Is There Much Of This?

     From some television station in Colorado that doesn't put its real name on its website:
Fifty-seven-year-old Galdino Juarez depends on his Social Security benefits. He's been in a wheelchair for a decade.
According to two letters he's received from the Social Security Administration, the agency says it will stop paying Juarez because the Department of Homeland Security informed them Juarez has been deported.
However, DHS confirmed to 9NEWS that Juarez is a lawful permanent resident. He has been a legal resident and a green card holder for 35 years.

Jan 6, 2015

Don't Know What He's Talking About

     From a press release issued by Senator Sherrod Brown:
Today, U.S. Sen. Sherrod Brown (D-OH) condemned a dangerous new rule in the House of Representatives that would undermine Social Security by attacking Social Security Disability Insurance (SSDI). The unprecedented rule change would prevent the House of Representatives from passing clean reallocations of the Social Security Trust Fund.
“Today, House Republicans are trying to change rules that have been in place for decades as a way to attack social insurance,” Brown said. “Rather than solve the short-term problems facing the Social Security Disability program as we have in the past, Republicans want to set the stage to cut benefits for seniors and disabled Americans.”
     Update: Here's a little more on what he's talking about but, really, I still don't know what's being proposed. If they're proposing that the projected shortfall in the Social Security Disability Trust Fund can only be made up by cutting Social Security disability benefits, they're setting up a major issue for the 2016 election.

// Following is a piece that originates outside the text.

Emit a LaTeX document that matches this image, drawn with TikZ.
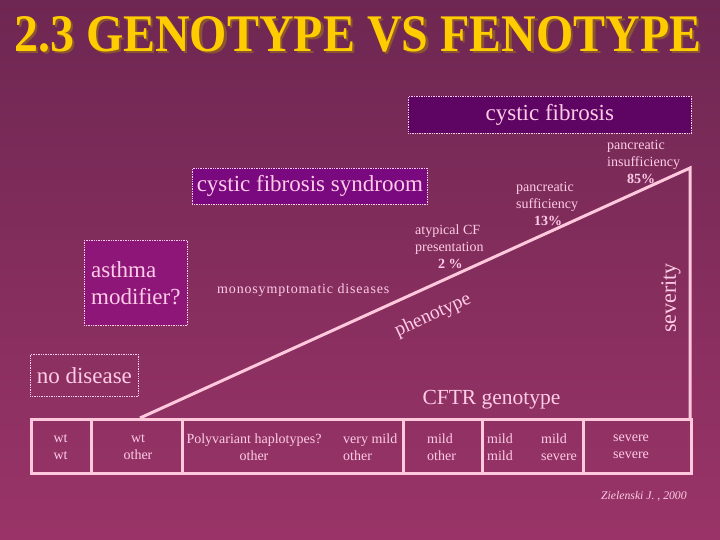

Final Rules On Non-Attorney Representation

     From today's Federal Register:
We are adopting, with two revisions, our interim final rules that implemented amendments to the Social Security Act (Act) made by the Social Security Disability Applicants' Access to Professional Representation Act of 2010 (PRA). The interim final rules made permanent the direct fee payment rules for eligible non-attorney representatives under titles II and XVI of the Act and for attorney representatives under title XVI of the Act. They also revised some of our eligibility policies for non-attorney representatives under titles II and XVI of the Act. Based on public comment and subsequent inquiries, we are revising our rules to clarify that an eligible non- attorney representative's liability insurance policy must include malpractice coverage. We are also reaffirming that a business entity legally permitted to provide the required insurance in the States in which the non-attorney representative conducts business must underwrite the policies.